American baseball player (1889–1939)

Walter "Biff" Schaller (September 23, 1889 – October 9, 1939) was an American baseball outfielder. He played professional baseball for 11 seasons from 1910 to 1920, including two seasons in Major League Baseball for the Detroit Tigers in 1911 and the Chicago White Sox in 1913 and seven seasons in the Pacific Coast League from 1913 to 1917 and 1919 to 1920.

==Early years==
Schaller was born in 1889 in Chicago.

==Professional baseball==
He played professional baseball for 11 seasons from 1910 to 1920, including two seasons in Major League Baseball for the Detroit Tigers in 1911 and the Chicago White Sox in 1913. For Detroit, Schaller appeared in seven games in left field, nine in center field, one at first base, and 23 as a pinch hitter. He had a .133 batting average in 60 at bats for the Tigers, and was released after one season. In 1913, Schaller got a second shot with the White Sox. He hit .219 in 96 at-bats, playing 32 games in the outfield.

He also played two seasons in the American Association for the Kansas City Blues (1911-1912) and seven seasons in the Pacific Coast League for the San Francisco Seals (1913–17, 1919), Seattle Rainiers (1919), and Portland Beavers (1919-1920). Between 1914 and 1917, he appeared in 807 games for the Seals. During this period, he set a Coast League record by appearing in 642 consecutive games.

Schaller was known for his misuse of the English language. He once blamed a batting slump by noting that "the high multitude of Salt Lake City bothers me." He once summarized baseball philosophy as follows: "What's the use to get excited. It's either dis or dat."

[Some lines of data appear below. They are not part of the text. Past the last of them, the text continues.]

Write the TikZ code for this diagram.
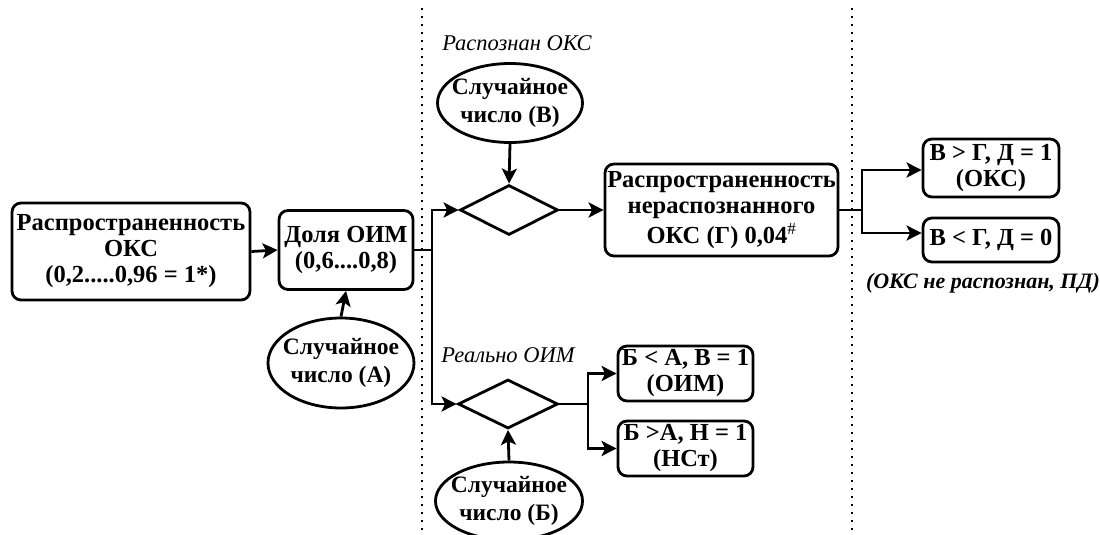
\documentclass[tikz,border=0pt]{standalone}
\usepackage{fontspec}
\setmainfont{Liberation Serif}
\usetikzlibrary{shapes.geometric,arrows.meta}
\begin{document}
\begin{tikzpicture}[x=1pt,y=-1pt,
  font=\fontsize{24.5}{26}\selectfont\bfseries,
  line width=2.8pt,
  box/.style={draw,rounded corners=9pt,align=center,inner sep=0pt},
  oval/.style={draw,ellipse,inner sep=0pt},
  txt/.style={align=center,inner sep=0pt,font=\fontsize{23.5}{28}\selectfont\bfseries},
  dmd/.style={draw,diamond,inner sep=0pt},
  arr/.style={-{Stealth[length=15pt,width=15pt,inset=3.5pt]}},
  sep/.style={line width=1.8pt,dash pattern=on 1.8pt off 6.2pt},
  lbl/.style={font=\fontsize{22.5}{24}\selectfont\itshape}]
\useasboundingbox (0,0) rectangle (1100,535);
% separators
\draw[sep] (422,8) -- (422,535);
\draw[sep] (852,8) -- (852,535);
% nodes
\node[box,minimum width=238,minimum height=97] (b1) at (131,251.5) {Распространенность\\ОКС\\(0,2.....0,96 = 1*)};
\node[box,minimum width=134,minimum height=79] (b2) at (346,250) {Доля ОИМ\\(0,6....0,8)};
\node[oval,minimum width=146,minimum height=90] (eA) at (341,363) {};
\node[txt] (tA) at (eA) {Случайное\\число (А)};
\node[oval,minimum width=145,minimum height=79] (eB) at (510,103) {};
\node[txt] (tB) at (eB) {Случайное\\число (В)};
\node[dmd,minimum width=98,minimum height=50] (d1) at (509,210) {};
\node[box,minimum width=233,minimum height=92] (g) at (721.5,210) {Распространенность\\нераспознанного\\[4pt]ОКС (Г) 0,04$^{\#}$};
\node[box,minimum width=136,minimum height=58] (r1) at (991,168) {В > Г, Д = 1\\(ОКС)};
\node[box,minimum width=136,minimum height=44] (r2) at (991,240) {В < Г, Д = 0};
\node[dmd,minimum width=100,minimum height=49] (d2) at (508,404) {};
\node[oval,minimum width=147,minimum height=78] (eC) at (509,501) {};
\node[txt] (tC) at (eC) {Случайное\\число (Б)};
\node[box,minimum width=135,minimum height=55] (s1) at (685.5,373.5) {Б < А, В = 1\\(ОИМ)};
\node[box,minimum width=135,minimum height=55] (s2) at (685.5,448.5) {Б >А, Н = 1\\(НСт)};
% labels
\node[lbl] (t1) at (517,43) {Распознан ОКС};
\node[lbl] (t2) at (508,355) {Реально ОИМ};
\node[lbl,font=\fontsize{22}{24}\selectfont\bfseries\itshape] (t3) at (983,283) {(ОКС не распознан, ПД)};
% connectors
\draw[arr] (b1.east) -- (b2.west);
\draw[arr] (eA.north) -- (b2.south);
\coordinate (j1) at (432,250);
\draw (b2.east) -- (j1);
\draw[arr] (j1) |- (d1.west);
\draw[arr] (j1) |- (d2.west);
\draw[arr] (eB.south) -- (d1.north);
\draw[arr] (d1.east) -- (g.west);
\coordinate (j2) at (862,210);
\draw (g.east) -- (j2);
\draw[arr] (j2) |- ([yshift=-2pt]r1.west);
\draw[arr] (j2) |- ([yshift=7pt]r2.west);
\draw[arr] (eC.north) -- (d2.south);
\coordinate (j3) at (588,404);
\draw (d2.east) -- (j3);
\draw[arr] (j3) |- (s1.west);
\draw[arr] (j3) |- (s2.west);
\end{tikzpicture}
\end{document}
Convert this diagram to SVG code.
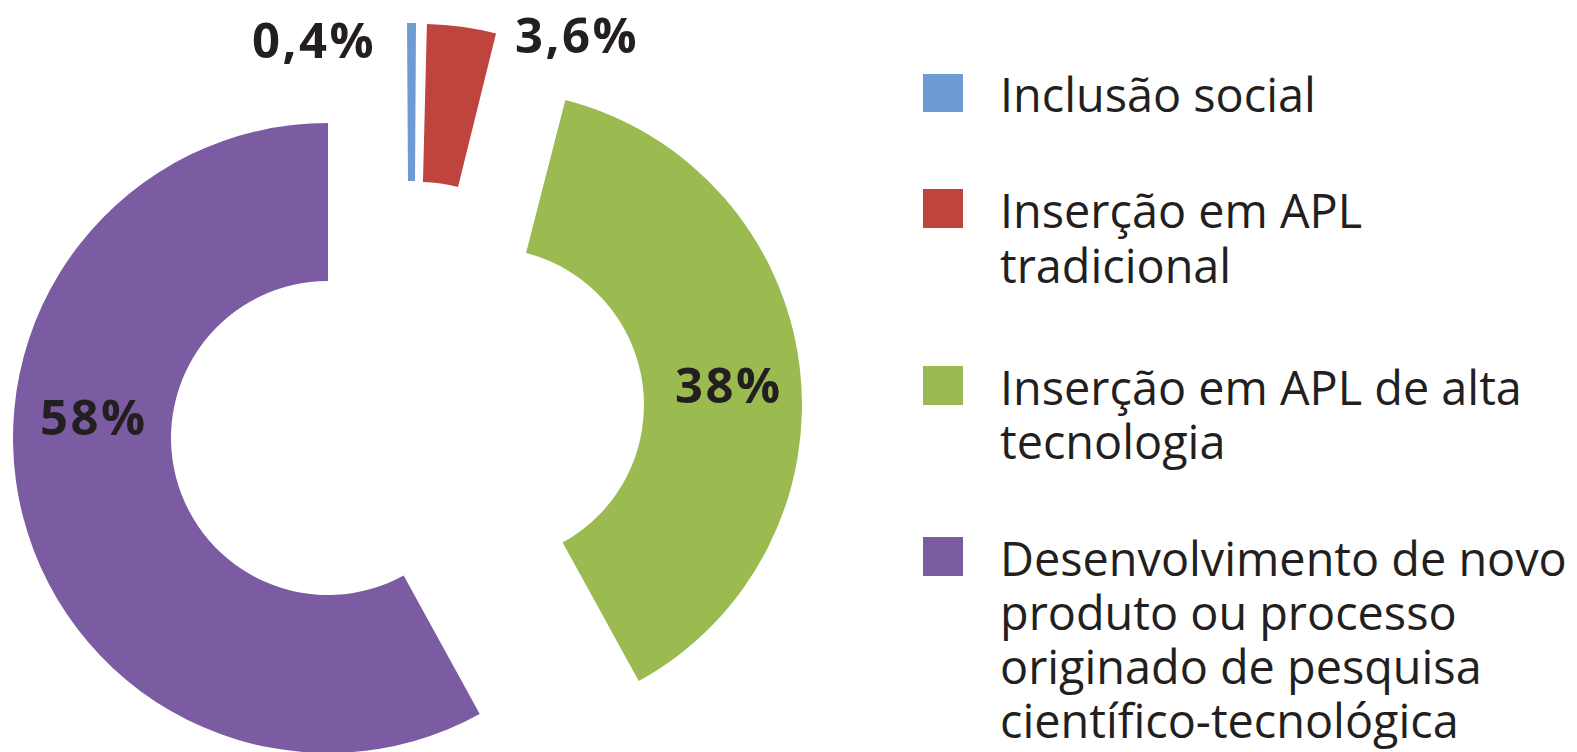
<svg xmlns="http://www.w3.org/2000/svg" width="1577" height="752" viewBox="0 0 1577 752">
<style>
.lbl{font-family:"Open Sans","Liberation Sans",sans-serif;font-weight:700;font-size:49px;letter-spacing:2.5px;fill:#231f20}
.leg{font-family:"Open Sans","Liberation Sans",sans-serif;font-size:46.8px;fill:#231f20}
.blue{fill:#6e9bd2}.red{fill:#c0443e}.green{fill:#9bbb51}.purple{fill:#7b5ca3}
</style>
<rect width="1577" height="752" fill="#ffffff"/>
<g id="chart">
<g id="slice-inclusao">
<path class="blue" d="M407 23 A315 315 0 0 1 416 23.1 L415 181 A157 157 0 0 0 408 181 Z"/>
</g>
<g id="slice-apl-tradicional">
<path class="red" d="M426.92 24.1 A315 315 0 0 1 496 33.5 L458.04 186.93 A157 157 0 0 0 422.95 182.05 Z"/>
</g>
<g id="slice-apl-alta">
<path class="green" d="M565.34 99.9 A315 315 0 0 1 638.75 681.04 L562.64 542.58 A157 157 0 0 0 526.04 252.93 Z"/>
</g>
<g id="slice-desenvolvimento">
<path class="purple" d="M479.75 714.04 A315 315 0 1 1 328 123 L328 281 A157 157 0 1 0 403.64 575.58 Z"/>
</g>
<g id="labels">
<text class="lbl" x="252" y="58">0,4%</text>
<text class="lbl" x="515" y="53">3,6%</text>
<text class="lbl" x="675" y="403">38%</text>
<text class="lbl" x="40" y="435">58%</text>
</g>
</g>
<g id="legend">
<g id="legend-inclusao">
<rect class="blue" x="923" y="74" width="40" height="38"/>
<text class="leg" x="1000" y="112">Inclusão social</text>
</g>
<g id="legend-apl-tradicional">
<rect class="red" x="923" y="189" width="40" height="39"/>
<text class="leg" x="1000" y="228">Inserção em APL<tspan x="1000" dy="55">tradicional</tspan></text>
</g>
<g id="legend-apl-alta">
<rect class="green" x="923" y="366" width="40" height="39"/>
<text class="leg" x="1000" y="405">Inserção em APL de alta<tspan x="1000" dy="54">tecnologia</tspan></text>
</g>
<g id="legend-desenvolvimento">
<rect class="purple" x="923" y="537" width="40" height="39"/>
<text class="leg" x="1000" y="576">Desenvolvimento de novo<tspan x="1000" dy="53.5">produto ou processo</tspan><tspan x="1000" dy="54">originado de pesquisa</tspan><tspan x="1000" dy="54">científico-tecnológica</tspan></text>
</g>
</g>
</svg>
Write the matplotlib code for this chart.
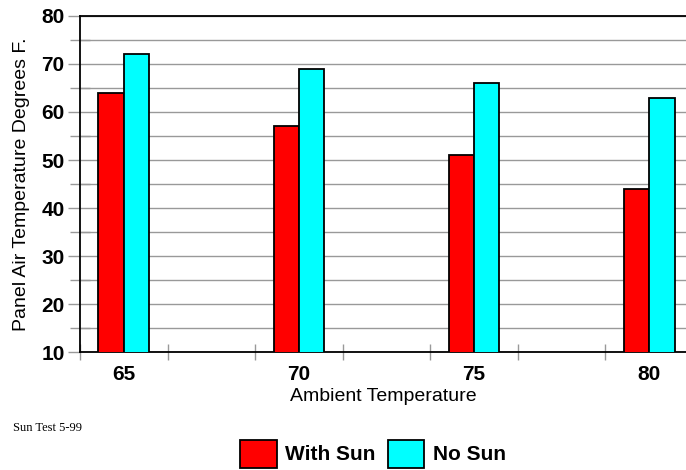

==Family and later years==
Schaller lived in Emeryville, California, for the last 15 years of his life. He operated a bar in the Oakland area. He and his wife, Lucille, had a daughter, Lorraine. In October 1939, Schaller died of a heart attack after eating dinner at his home in Emeryville. He was buried at Mountain View Cemetery in Oakland, California.